Beyond Google: Psychographic Targeting in Other Platforms
Other platforms offer complementary capabilities. Meta (Facebook and Instagram) allow advertisers to target based on a combination of behaviors and interests. AI tools within Meta’s ecosystem increasingly predict which messaging resonates with specific values, making psychographic targeting more fluid.
TikTok operates on a behavior-first model, with users grouped by their engagement patterns. This makes it possible to reach specific psychographic profiles based on the types of content they consume. LinkedIn, though more limited in behavioral data, is effective for B2B psychographics. Job roles, industries, and group affiliations hint at underlying value systems such as innovation or tradition.

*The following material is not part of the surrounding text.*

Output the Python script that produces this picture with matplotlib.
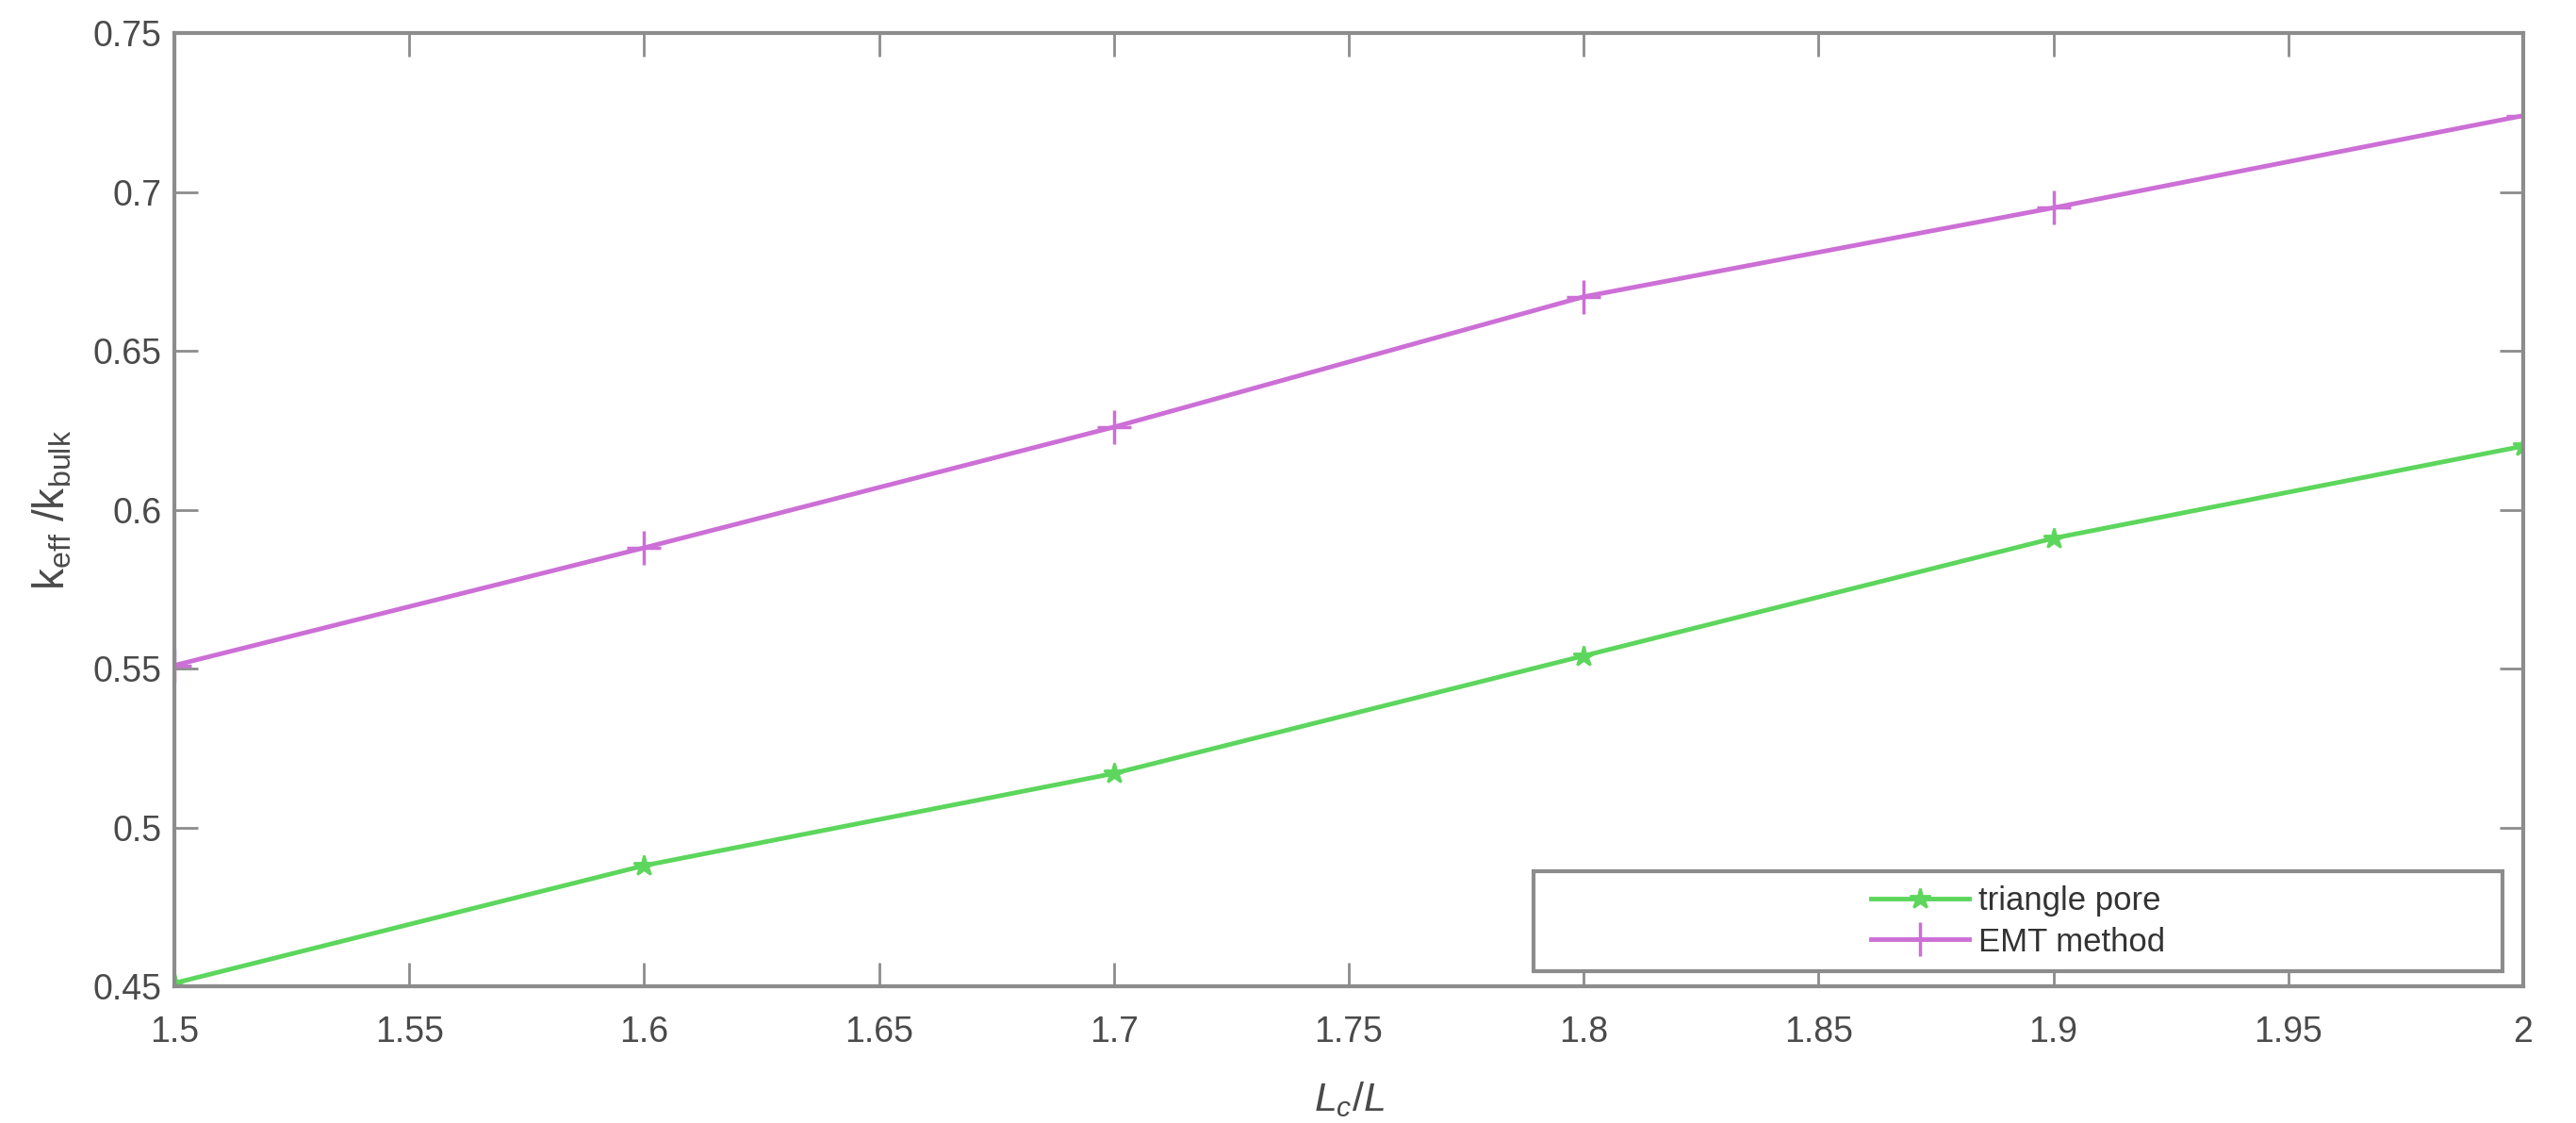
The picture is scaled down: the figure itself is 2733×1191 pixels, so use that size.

What Psychographics Unlock in PPC
Moving from demographics to psychographics changes the dynamic of advertising. Ads become more relatable, more relevant, and more emotionally impactful. When messages speak to internal beliefs, they are more likely to earn attention and trust. This leads to stronger brand equity and improved conversion rates.
While psychographic PPC is not yet as easily scalable as demographic targeting, its potential impact is higher. Marketers who invest in understanding mindsets — and adapt their creative, bidding, and measurement accordingly — are positioned to win in a landscape where attention is fleeting and brand loyalty is hard-earned.
Conclusions
- Psychographics focus on why people act, not just who they are.
- Google Ads supports limited psychographic targeting through intent and affinity tools.
- GA4 can inform psychographic insights when paired with qualitative and CRM data.
- CPV YouTube campaigns offer rich feedback loops for testing value alignment.
- Strong psychographic fit increases engagement, trust, and brand resonance.